Best in Aid: The Grand Prize

As long as there are disasters, there will always be people who want to help by whatever means first strikes their fancy. There will be those who insist on giving shoes (including such high profile experts as Jessica Simpson and Kim Kardashian). Still others offer used yoga mats, or baby formula. Ports and roads clogged up with shoes and yoga mats cannot deliver essential medicines, food and supplies. Then there are those who swoop in to adopt children before their extended families have had time to locate them; or just show up to ‘help’ as unskilled volunteers, adding to the confusion and occupying jobs that could go to locals. And there will always be organizations around to capitalize on those uninformed good intentions.

But now there is a small but growing chorus of voices dedicated to equipping individual donors with information on how to help effectively in a crisis. This movement has the power to harness the generosity of individuals, change ingrained giving practices, and create positive pressure on NGOs and aid agencies to demonstrate the impact of their work.

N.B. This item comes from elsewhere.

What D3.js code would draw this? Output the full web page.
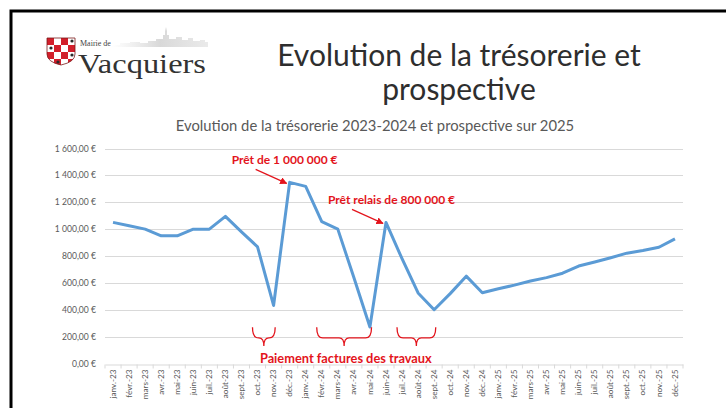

That’s why the award for Best in Aid goes to…the Smart Giving movement, nominated by Saundra Schimmelpfennig of the blog Good Intentions are Not Enough.

This year, a week after the Haiti quake, Stephanie Strom of the New York Times wrote a story on the “unprecedented effort” to teach Americans to resist the impulse to send the wrong goods to Haiti.  Many advocated just sending something very much needed and which has a low transport cost to value ratio: cash. The advice to send cash “appears to be reaching a tipping point,” wrote Strom. Some Americans saw first-hand the piles of unneeded clothing donations in the aftermath of Katrina, or heard about aid distribution problems after the Asian tsunami. Now, people are hearing the message from politicians and policy makers spreading the word on Smart Giving to Haiti in real time, in time to prevent mistakes that cause unnecessary suffering and tragedy.

Contrast Strom’s story with the high profile stories that have appeared consistently since the current surge in interest in global poverty started earlier this decade, like this NYT headline:

Coverage of both global poverty and disasters always stressed the same thing: how much was needed in TOTAL donations. It was never about the danger of the WRONG donations. Today it is.

Saundra Schimmelpfennig herself appeared in the NYT article, and many other news sources (among them CNN, NPR, USA Today, Canada’s CBC radio, WNYC, The Daily Beast, The San Francisco Chronicle, and the Christian news magazine World) sought her advice on everything from the dangers of adoption in the immediate aftermath of a disaster, to how to evaluate disaster relief volunteer opportunities. Here on Aid Watch, guest blogger Alanna Shaikh’s post on how not to help in Haiti, called Nobody wants your old shoes, became the blog’s second most popular and most-widely circulated piece ever (the first was a satire, which we’re no longer allowed to talk about).

The campaign against relying on overhead ratio as a measure of charity effectiveness is also part of the good giving message. In collaboration with six other nonprofits, Tim Ogden of Philanthropy Action launched a campaign last December to convince donors to dump the overhead ratio - the measure of how much money goes to programs versus administrative costs - as a primary means of evaluating the effectiveness of a charity. “We’re finally at a point where people do have an alternative,” said Ogden. In the last few years, organizations like GiveWell, Philanthropedia and Great Nonprofits have emerged to give people more useful information about charities, and to pressure charities to devote the resources to collecting that information and making it public.

Finally, the intensity of the debate on evaluation with randomized controlled trials in the academic world, and new organizations like 3IE (the International Initiative for Impact Evaluation) and DIME (the Development Impact Evaluation initiative at the World Bank), are other facets of the same movement. Behind the heated debate on what methods of evaluation to use, we see a much larger point – many more donors now insist on serious EVALUATION and ACCOUNTABILITY than used to do so.

As we’ve said on this blog before, accountability is not something that anyone accepts voluntarily. It is forced on political actors, aid agencies, and NGOs by sheer political power from below, from well-informed advocates for the poor and listening to poor people themselves. All of this may still be in its early stages, but since aid really CANNOT work without serious accountability, the Smart Giving movement is the best news to come along in aid in quite a while.

UPDATE: (3/20, 8:21am) the Center for Global Development reacts to our inclusion of 3IE, which was their brainchild.